Data lines:
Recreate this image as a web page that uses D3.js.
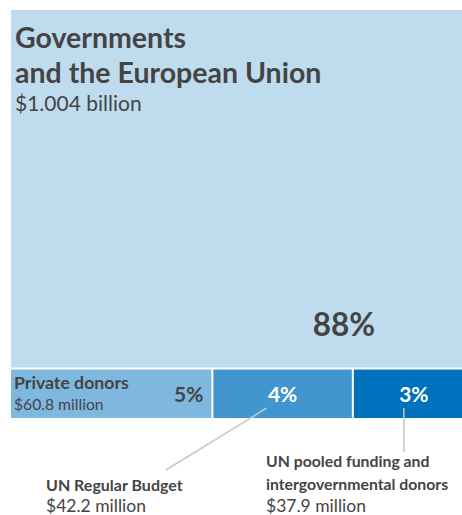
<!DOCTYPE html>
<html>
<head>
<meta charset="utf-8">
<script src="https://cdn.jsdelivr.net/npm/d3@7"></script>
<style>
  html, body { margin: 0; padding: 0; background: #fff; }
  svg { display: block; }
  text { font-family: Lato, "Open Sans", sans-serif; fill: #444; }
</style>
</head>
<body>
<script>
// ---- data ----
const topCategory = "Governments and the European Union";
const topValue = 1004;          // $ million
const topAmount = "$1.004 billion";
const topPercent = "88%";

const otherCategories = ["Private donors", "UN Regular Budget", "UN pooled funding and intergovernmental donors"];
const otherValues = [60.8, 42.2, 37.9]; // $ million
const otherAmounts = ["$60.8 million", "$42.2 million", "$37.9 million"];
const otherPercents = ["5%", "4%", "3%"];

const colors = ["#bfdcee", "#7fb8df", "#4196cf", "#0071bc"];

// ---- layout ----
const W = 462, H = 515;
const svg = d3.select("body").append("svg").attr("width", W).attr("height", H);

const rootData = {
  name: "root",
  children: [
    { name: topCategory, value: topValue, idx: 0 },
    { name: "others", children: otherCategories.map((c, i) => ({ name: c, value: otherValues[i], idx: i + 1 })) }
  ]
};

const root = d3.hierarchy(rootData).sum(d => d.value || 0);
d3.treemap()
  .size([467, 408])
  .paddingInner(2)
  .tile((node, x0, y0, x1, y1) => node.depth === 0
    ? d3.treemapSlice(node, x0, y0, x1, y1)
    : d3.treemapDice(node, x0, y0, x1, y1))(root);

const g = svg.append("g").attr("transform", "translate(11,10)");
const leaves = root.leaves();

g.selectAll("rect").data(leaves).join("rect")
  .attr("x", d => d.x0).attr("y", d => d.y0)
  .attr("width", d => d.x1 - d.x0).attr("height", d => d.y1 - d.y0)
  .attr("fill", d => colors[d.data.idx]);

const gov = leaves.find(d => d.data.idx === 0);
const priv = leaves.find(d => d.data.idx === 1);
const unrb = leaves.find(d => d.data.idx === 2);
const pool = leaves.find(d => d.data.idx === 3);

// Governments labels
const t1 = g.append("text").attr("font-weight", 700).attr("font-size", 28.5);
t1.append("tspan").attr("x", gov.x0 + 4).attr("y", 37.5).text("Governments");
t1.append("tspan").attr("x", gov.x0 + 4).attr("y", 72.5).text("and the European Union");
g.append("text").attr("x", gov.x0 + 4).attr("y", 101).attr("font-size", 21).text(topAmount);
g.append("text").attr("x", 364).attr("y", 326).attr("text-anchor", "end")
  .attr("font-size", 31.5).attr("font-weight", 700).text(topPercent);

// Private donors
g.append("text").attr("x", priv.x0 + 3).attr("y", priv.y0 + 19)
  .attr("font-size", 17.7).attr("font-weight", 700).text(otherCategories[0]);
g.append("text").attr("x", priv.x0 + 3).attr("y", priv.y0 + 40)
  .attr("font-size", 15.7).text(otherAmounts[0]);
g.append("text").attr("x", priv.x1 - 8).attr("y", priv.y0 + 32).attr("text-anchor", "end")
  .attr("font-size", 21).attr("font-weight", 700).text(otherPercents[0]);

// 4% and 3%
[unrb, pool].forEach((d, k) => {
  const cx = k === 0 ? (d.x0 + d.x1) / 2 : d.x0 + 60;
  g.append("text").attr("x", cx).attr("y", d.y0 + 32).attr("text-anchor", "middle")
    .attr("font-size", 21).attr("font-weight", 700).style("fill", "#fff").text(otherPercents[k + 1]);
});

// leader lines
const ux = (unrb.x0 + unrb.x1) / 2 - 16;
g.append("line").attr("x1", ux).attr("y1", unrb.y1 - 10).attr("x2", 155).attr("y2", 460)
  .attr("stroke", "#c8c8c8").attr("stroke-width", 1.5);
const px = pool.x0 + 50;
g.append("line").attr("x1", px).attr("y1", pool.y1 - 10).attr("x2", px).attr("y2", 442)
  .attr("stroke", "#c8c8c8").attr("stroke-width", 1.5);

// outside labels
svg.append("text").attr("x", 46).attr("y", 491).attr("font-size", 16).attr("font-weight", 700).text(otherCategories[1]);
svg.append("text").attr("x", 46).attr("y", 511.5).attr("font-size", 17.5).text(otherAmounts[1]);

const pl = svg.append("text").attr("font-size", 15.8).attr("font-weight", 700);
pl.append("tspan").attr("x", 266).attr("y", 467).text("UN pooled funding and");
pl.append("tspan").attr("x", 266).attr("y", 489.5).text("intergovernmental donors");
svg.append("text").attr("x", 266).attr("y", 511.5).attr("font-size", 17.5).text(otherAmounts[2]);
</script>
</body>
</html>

Task: Write out the material above once more, exactly as it reads, with no pictures.

Written response:
Recreate this image as a web page that uses D3.js.
<!DOCTYPE html>
<html>
<head>
<meta charset="utf-8">
<script src="https://cdn.jsdelivr.net/npm/d3@7"></script>
<style>
  html, body { margin: 0; padding: 0; background: #fff; }
  svg { display: block; }
  text { font-family: Lato, "Open Sans", sans-serif; fill: #444; }
</style>
</head>
<body>
<script>
// ---- data ----
const topCategory = "Governments and the European Union";
const topValue = 1004;          // $ million
const topAmount = "$1.004 billion";
const topPercent = "88%";

const otherCategories = ["Private donors", "UN Regular Budget", "UN pooled funding and intergovernmental donors"];
const otherValues = [60.8, 42.2, 37.9]; // $ million
const otherAmounts = ["$60.8 million", "$42.2 million", "$37.9 million"];
const otherPercents = ["5%", "4%", "3%"];

const colors = ["#bfdcee", "#7fb8df", "#4196cf", "#0071bc"];

// ---- layout ----
const W = 462, H = 515;
const svg = d3.select("body").append("svg").attr("width", W).attr("height", H);

const rootData = {
  name: "root",
  children: [
    { name: topCategory, value: topValue, idx: 0 },
    { name: "others", children: otherCategories.map((c, i) => ({ name: c, value: otherValues[i], idx: i + 1 })) }
  ]
};

const root = d3.hierarchy(rootData).sum(d => d.value || 0);
d3.treemap()
  .size([467, 408])
  .paddingInner(2)
  .tile((node, x0, y0, x1, y1) => node.depth === 0
    ? d3.treemapSlice(node, x0, y0, x1, y1)
    : d3.treemapDice(node, x0, y0, x1, y1))(root);

const g = svg.append("g").attr("transform", "translate(11,10)");
const leaves = root.leaves();

g.selectAll("rect").data(leaves).join("rect")
  .attr("x", d => d.x0).attr("y", d => d.y0)
  .attr("width", d => d.x1 - d.x0).attr("height", d => d.y1 - d.y0)
  .attr("fill", d => colors[d.data.idx]);

const gov = leaves.find(d => d.data.idx === 0);
const priv = leaves.find(d => d.data.idx === 1);
const unrb = leaves.find(d => d.data.idx === 2);
const pool = leaves.find(d => d.data.idx === 3);

// Governments labels
const t1 = g.append("text").attr("font-weight", 700).attr("font-size", 28.5);
t1.append("tspan").attr("x", gov.x0 + 4).attr("y", 37.5).text("Governments");
t1.append("tspan").attr("x", gov.x0 + 4).attr("y", 72.5).text("and the European Union");
g.append("text").attr("x", gov.x0 + 4).attr("y", 101).attr("font-size", 21).text(topAmount);
g.append("text").attr("x", 364).attr("y", 326).attr("text-anchor", "end")
  .attr("font-size", 31.5).attr("font-weight", 700).text(topPercent);

// Private donors
g.append("text").attr("x", priv.x0 + 3).attr("y", priv.y0 + 19)
  .attr("font-size", 17.7).attr("font-weight", 700).text(otherCategories[0]);
g.append("text").attr("x", priv.x0 + 3).attr("y", priv.y0 + 40)
  .attr("font-size", 15.7).text(otherAmounts[0]);
g.append("text").attr("x", priv.x1 - 8).attr("y", priv.y0 + 32).attr("text-anchor", "end")
  .attr("font-size", 21).attr("font-weight", 700).text(otherPercents[0]);

// 4% and 3%
[unrb, pool].forEach((d, k) => {
  const cx = k === 0 ? (d.x0 + d.x1) / 2 : d.x0 + 60;
  g.append("text").attr("x", cx).attr("y", d.y0 + 32).attr("text-anchor", "middle")
    .attr("font-size", 21).attr("font-weight", 700).style("fill", "#fff").text(otherPercents[k + 1]);
});

// leader lines
const ux = (unrb.x0 + unrb.x1) / 2 - 16;
g.append("line").attr("x1", ux).attr("y1", unrb.y1 - 10).attr("x2", 155).attr("y2", 460)
  .attr("stroke", "#c8c8c8").attr("stroke-width", 1.5);
const px = pool.x0 + 50;
g.append("line").attr("x1", px).attr("y1", pool.y1 - 10).attr("x2", px).attr("y2", 442)
  .attr("stroke", "#c8c8c8").attr("stroke-width", 1.5);

// outside labels
svg.append("text").attr("x", 46).attr("y", 491).attr("font-size", 16).attr("font-weight", 700).text(otherCategories[1]);
svg.append("text").attr("x", 46).attr("y", 511.5).attr("font-size", 17.5).text(otherAmounts[1]);

const pl = svg.append("text").attr("font-size", 15.8).attr("font-weight", 700);
pl.append("tspan").attr("x", 266).attr("y", 467).text("UN pooled funding and");
pl.append("tspan").attr("x", 266).attr("y", 489.5).text("intergovernmental donors");
svg.append("text").attr("x", 266).attr("y", 511.5).attr("font-size", 17.5).text(otherAmounts[2]);
</script>
</body>
</html>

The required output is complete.